Disclaimer: The information presented does not constitute financial, investment, trading, or other types of advice and is solely the writer’s opinion

  • LINK has been oscillating between $7 and $8.5 since late July
  • Demand for LINK wavered in the Futures market in August

Chainlink [LINK] has maintained its narrow-range trading of $7- $8.5 – A dull price action for traders used to price volatility. However, macro-traders have something to look forward to – The FOMC Minutes Meeting of July 25-26, scheduled for Wednesday (16 August). 


How much are 1,10,100 LINKs worth today


In the meantime, Bitcoin [BTC] has recorded three daily candlestick session closes below the $29.5k range-low since Thursday (10 August). It reinforced a weakening stance, one that could delay a solid short-term recovery for most altcoins, including LINK. 
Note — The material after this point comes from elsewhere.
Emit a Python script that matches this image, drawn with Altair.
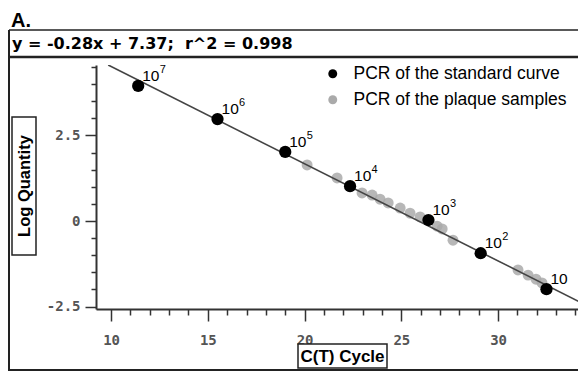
import altair as alt
import pandas as pd

# ---------------- data ----------------
SERIES = ["PCR of the standard curve", "PCR of the plaque samples"]

std_x = [11.4, 15.5, 19.0, 22.35, 26.4, 29.1, 32.5]
std_y = [3.95, 2.98, 2.02, 1.02, 0.03, -0.94, -1.99]
std_base = ["10", "10", "10", "10", "10", "10", "10"]
std_exp = ["7", "6", "5", "4", "3", "2", ""]

plq_x = [20.13, 21.68, 22.97, 23.49, 23.90, 24.32, 24.94, 25.45,
         25.97, 26.85, 27.11, 27.67, 31.03, 31.55, 31.96, 32.27]
plq_y = [1.64, 1.26, 0.82, 0.76, 0.64, 0.53, 0.38, 0.23,
         0.12, -0.15, -0.23, -0.56, -1.43, -1.58, -1.70, -1.81]

fit_x = [9.85, 34.55]
fit_y = [4.56, -2.46]

x_ticks = [10, 11, 12, 13, 14, 15, 16, 17, 18, 19, 20, 21, 22,
           23, 24, 25, 26, 27, 28, 29, 30, 31, 32, 33, 34]
y_ticks = [-2.5, -2.0, -1.5, -1.0, -0.5, 0.0, 0.5, 1.0, 1.5,
           2.0, 2.5, 3.0, 3.5, 4.0, 4.5]

EQUATION = "y = -0.28x + 7.37;\u00a0 r^2 = 0.998"
PANEL = "A."
X_TITLE = "C(T) Cycle"
Y_TITLE = "Log Quantity"

std_df = pd.DataFrame({"x": std_x, "y": std_y, "base": std_base, "exp": std_exp,
                       "series": SERIES[0]})
plq_df = pd.DataFrame({"x": plq_x, "y": plq_y, "series": SERIES[1]})
fit_df = pd.DataFrame({"x": fit_x, "y": fit_y})
one = pd.DataFrame({"d": [0]})

# ---------------- scales / axes ----------------
W, H = 482, 244
xscale = alt.Scale(domain=[9.22, 34.13], nice=False, zero=False)
yscale = alt.Scale(domain=[-2.57, 4.56], nice=False, zero=False)
cscale = alt.Scale(domain=SERIES, range=["#000000", "#aaaaaa"])

tick_font = "DejaVu Sans Mono"
xaxis = alt.Axis(
    values=x_ticks, title=None, grid=False,
    labelExpr="datum.value % 5 === 0 ? '' + datum.value : ''",
    tickSize={"condition": {"test": "datum.value % 5 === 0", "value": 12}, "value": 6},
    labelPadding=12, labelFont=tick_font, labelFontWeight="bold", labelFontSize=14,
    labelColor="#555555", labelOverlap=False, labelFlush=False,
    domainColor="#333333", domainWidth=2, tickColor="#333333", tickWidth=1.5,
)
yaxis = alt.Axis(
    values=y_ticks, title=None, grid=False,
    labelExpr="datum.value % 2.5 === 0 ? '' + datum.value : ''",
    tickSize={"condition": {"test": "datum.value % 2.5 === 0", "value": 11}, "value": 5},
    labelPadding=5, labelFont=tick_font, labelFontWeight="bold", labelFontSize=14,
    labelColor="#555555", labelOverlap=False, labelFlush=False,
    domainColor="#333333", domainWidth=2, tickColor="#333333", tickWidth=1.5,
)

X = alt.X("x:Q", scale=xscale, axis=xaxis)
Y = alt.Y("y:Q", scale=yscale, axis=yaxis)

legend = alt.Legend(
    orient="none", legendX=228, legendY=0, title=None, padding=0,
    symbolType="circle", symbolSize=80, symbolStrokeWidth=0, symbolOpacity=1,
    labelFont="Liberation Sans", labelFontSize=17.5, labelColor="#000000",
    labelOffset=12, rowPadding=7, labelLimit=400,
)
C = alt.Color("series:N", scale=cscale, legend=legend, sort=SERIES)

plaque = alt.Chart(plq_df).mark_circle(size=120, opacity=0.85).encode(x=X, y=Y, color=C)
fit = alt.Chart(fit_df).mark_line(color="#444444", strokeWidth=1.6, clip=True).encode(x=X, y=Y)
standard = alt.Chart(std_df).mark_circle(size=150, opacity=1).encode(x=X, y=Y, color=C)
labels = alt.Chart(std_df).mark_text(
    align="left", baseline="alphabetic", dx=4, dy=-5, fontSize=15.5,
    font="Liberation Sans", color="#000000"
).encode(x=X, y=Y, text="base:N")
exps = alt.Chart(std_df).mark_text(
    align="left", baseline="alphabetic", dx=21.5, dy=-13, fontSize=11,
    font="Liberation Sans", color="#000000"
).encode(x=X, y=Y, text="exp:N")

# ---------------- frame & boxed titles (decoration) ----------------
LINE = "#222222"
deco = [
    alt.Chart(one).mark_rule(color=LINE, strokeWidth=2).encode(
        x=alt.value(-87), y=alt.value(-35), y2=alt.value(306)),
    alt.Chart(one).mark_rule(color=LINE, strokeWidth=1.5).encode(
        x=alt.value(-87), x2=alt.value(W), y=alt.value(-35)),
    alt.Chart(one).mark_rule(color=LINE, strokeWidth=2.5).encode(
        x=alt.value(-87), x2=alt.value(W), y=alt.value(-8)),
    alt.Chart(one).mark_rule(color=LINE, strokeWidth=2).encode(
        x=alt.value(-87), x2=alt.value(W), y=alt.value(305)),
    alt.Chart(one).mark_rect(fill="white", stroke=LINE, strokeWidth=1.5).encode(
        x=alt.value(202), x2=alt.value(291), y=alt.value(279), y2=alt.value(303)),
    alt.Chart(one).mark_rect(fill="white", stroke=LINE, strokeWidth=1.5).encode(
        x=alt.value(-84), x2=alt.value(-60), y=alt.value(52), y2=alt.value(190)),
    alt.Chart(one).mark_text(text=X_TITLE, fontSize=17, fontWeight="bold",
                             font="Liberation Sans", baseline="middle", align="center",
                             color="#000000").encode(
        x=alt.value(246.5), y=alt.value(291.5)),
    alt.Chart(one).mark_text(text=Y_TITLE, fontSize=16.5, fontWeight="bold", angle=270,
                             font="Liberation Sans", baseline="middle", align="center",
                             color="#000000").encode(
        x=alt.value(-71.5), y=alt.value(121)),
    alt.Chart(one).mark_text(text=EQUATION, fontSize=16, fontWeight="bold",
                             font="DejaVu Sans", baseline="alphabetic", align="left",
                             color="#000000").encode(
        x=alt.value(-84), y=alt.value(-16)),
    alt.Chart(one).mark_text(text=PANEL, fontSize=20, fontWeight="bold",
                             font="Liberation Sans", baseline="alphabetic", align="left",
                             color="#000000").encode(
        x=alt.value(-85), y=alt.value(-38.5)),
]

chart = alt.layer(plaque, fit, standard, labels, exps, *deco).properties(
    width=W, height=H,
    autosize=alt.AutoSizeParams(type="none"),
    padding={"left": 88, "top": 57, "right": 0, "bottom": 62},
    background="white",
).configure_view(stroke=None)

chart.save("out.html", embed_options={"renderer": "svg", "actions": False})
LINK inching closer to a demand zone

Source: LINK/USDT on TradingView

The price zones marked in red and cyan are key supply and demand zones. On the zoomed-out H4 chart, the supply zone of $8.06 – $8.8 (red) is also a daily bearish order block (OB) and price ceiling since mid-April. 

On the other hand, the demand zone of $6.8 – $7.3 (cyan) was a key support in March, April and May. Although it was flipped to resistance in May and June, it was reclaimed as support in July and prevented extended price drops since late July. 

At the time of writing, the price action inched closer to the above demand zone. A retest could offer a buying opportunity, targeting the supply zone. 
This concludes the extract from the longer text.